Not because I didn’t want it,

but because it wasn’t familiar.



I had to condition myself to feeling calm, and stay there.

And do that more and more, and feel it in my body.

I stopped being late, and felt the ease of the commute.

Wow!I don’t like the feeling of adrenaline rushing out of my pores.

Maybe if I needed it to run away from a rattlesnake, but I really don't need it.




ree

In my early 20's, I lived in L.A. where traffic is savage.

I used to have road rage, and curse at people, and then I stuck a post-it note on my windshield: “Oh bugger off!”

So the next time I was driving down the 405 in 7 lanes of traffic and someone made some asinine move, or someone cut me off and I had the urge to drive up way too close behind them in anger, I said “Oh Bugger Off!” with a bad British accent, and I giggled.

The next time I said it, I laughed harder.
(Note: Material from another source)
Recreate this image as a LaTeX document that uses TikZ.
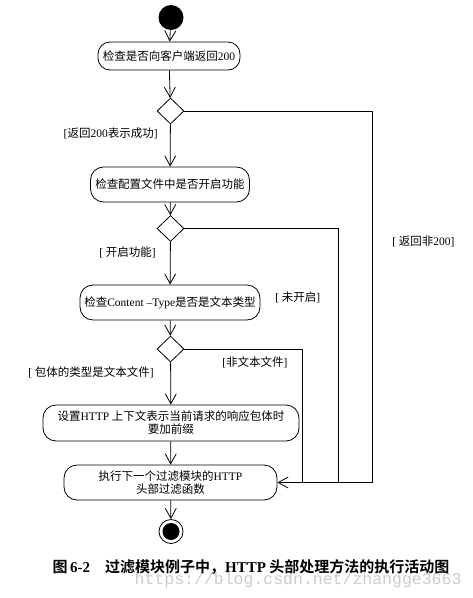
\documentclass[tikz,border=0pt]{standalone}
\usepackage{fontspec}
\setmainfont{Noto Sans CJK SC}[BoldFont={Noto Sans CJK SC Bold}]
\newfontfamily\latinfont{Liberation Serif}
\newfontfamily\webmono{Liberation Mono}
\usepackage{tikz}
\usetikzlibrary{arrows.meta, positioning, shapes.geometric}

\newcommand\lat[1]{{\latinfont #1}}
\newcommand\guard[1]{\lat{[}#1\lat{]}}

\begin{document}
\begin{tikzpicture}[
		x=1pt, y=-1pt,
		line width=0.8pt,
		font=\fontsize{11.5}{14}\selectfont,
		arr/.style={-{Straight Barb[length=10pt,width=11pt,line width=0.8pt]}},
		act/.style={draw, rounded corners=13pt, align=center, inner xsep=3pt, inner ysep=2pt, minimum height=35pt},
		decide/.style={draw, diamond, inner sep=0pt, minimum width=27pt, minimum height=26pt},
		guardlbl/.style={inner sep=1pt}
		]
		\useasboundingbox (0,0) rectangle (473,598);
		
		% =========================================================
		% 1. Start, activities and decisions
		% =========================================================
		\node[circle, fill=black, minimum size=25pt, inner sep=0pt] (Start) at (171, 17.5) {};
		
		\node[act, minimum width=142pt, minimum height=28pt, rounded corners=12pt] (Check200) at (169, 56) {检查是否向客户端返回\lat{200}};
		\node[decide] (D1) at (170.5, 111) {};
		
		\node[act, minimum width=159pt] (CheckConf) at (170, 184.5) {检查配置文件中是否开启功能};
		\node[decide] (D2) at (170.5, 228.5) {};
		
		\node[act, minimum width=180pt] (CheckType) at (170, 302.5) {检查\lat{Content –Type}是否是文本类型};
		\node[decide] (D3) at (170.5, 349) {};
		
		\node[act, minimum width=256pt, minimum height=36pt] (SetPrefix) at (171, 423) {设置\lat{HTTP} 上下文表示当前请求的响应包体时\\[-1pt]要加前缀};
		\node[act, minimum width=213pt] (NextFilter) at (170.5, 482.5) {执行下一个过滤模块的\lat{HTTP}\\[-1pt]头部过滤函数};
		
		% End node
		\node[circle, draw, minimum size=24pt, inner sep=0pt] (End) at (171, 531.5) {};
		\node[circle, fill=black, minimum size=17pt, inner sep=0pt] (EndDot) at (End) {};
		
		% =========================================================
		% 2. Main flow
		% =========================================================
		\draw[arr] (Start) -- (Check200);
		\draw[arr] (Check200) -- (D1);
		\draw[arr] (D1) -- (CheckConf);
		\draw[arr] (CheckConf) -- (D2);
		\draw[arr] (D2) -- (CheckType);
		\draw[arr] (CheckType) -- (D3);
		\draw[arr] (D3) -- (SetPrefix);
		\draw[arr] (SetPrefix) -- (NextFilter);
		\draw[arr] (NextFilter) -- (End);
		
		% =========================================================
		% 3. Side branches back to the next filter
		% =========================================================
		\coordinate (J1) at (372, 482.5);
		\coordinate (J2) at (338, 482.5);
		\coordinate (J3) at (302, 482.5);
		\draw[arr] (D1.east) -| (J1) -- (NextFilter.east);
		\draw (D2.east) -| (J2);
		\draw (D3.east) -| (J3);
		
		% Guard labels
		\node[guardlbl, anchor=east] (G1) at (159, 133) {\guard{返回\lat{200}表示成功}};
		\node[guardlbl, anchor=east] (G2) at (157, 252) {\guard{ 开启功能}};
		\node[guardlbl, anchor=east] (G3) at (155, 372.5) {\guard{ 包体的类型是文本文件}};
		\node[guardlbl, anchor=west] (G4) at (391, 241) {\guard{ 返回非\lat{200}}};
		\node[guardlbl, anchor=west] (G5) at (274, 297.5) {\guard{ 未开启}};
		\node[guardlbl, anchor=west] (G6) at (221, 362) {\guard{非文本文件}};
		
		% =========================================================
		% 4. Caption
		% =========================================================
		\node[anchor=west, text=black!20, font=\webmono\fontsize{16.5}{18}\selectfont] (Mark) at (131, 580) {https://blog.csdn.net/zhangge3663};
		\node[anchor=west, font=\fontsize{15}{18}\selectfont\bfseries] (Caption) at (49, 567) {图\,\lat{6-2}\quad 过滤模块例子中，\lat{HTTP} 头部处理方法的执行活动图};
	\end{tikzpicture}
\end{document}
It was so ridiculous, that I couldn’t help seeing how I was acting from outside myself, I laughed so hard. It brought me out of my anger so fast.

That’s when I realized I was addicted to certain “familiar with” emotions.

Anger, and feeling hurried.

When I shifted both of those, everything shifted.

I began to enjoy the not always-frazzled feelings, even though they felt unfamiliar at first.


So how does someone invite the unfamiliar feelings to become familiar feelings?

...Which wolf do you feed?

Spend more time, put more energy, into setting up experiences of feeling the preferred feeling.

Find a SitSpot in nature.

Meditate.

Post calming mantras on mirrors and walls.

Learn to feel the surge of chemicals coursing through your body.

Relax, you are the traffic.


Before, my preferred feeling seemed to be a heightened, highly activated nervous system.

Then, after feeling really uncomfortable in the stillness, in the calm, in the getting to work or the airport early to eat a meal, drink water, go to the bathroom and set myself up with my basic needs...after feeling really uncomfortable in that stillness, in the calm, but practicing it anyway, it became familiar.


What becomes familiar, becomes comfortable.

Traveling to new place, living in a new place, figuring out where the grocery stores are, where the best street food is, organizing my home so I know where everything is, getting to know people from different races & cultures & orientations, spending time in the wild, conditioning my body to crave exercise, getting to know my own thoughts and triggers, living in extreme cold or extreme heat, sinking into the warmth and fragrant soap of washing the dishes, tasting my food instead of housing it down so I could move onto something else. Becoming present.


Now, the preferred feeling is calm.

It is familiar now.

It is welcome.

It feels like home.


Fiercely Compassionate. Compassionately Fierce.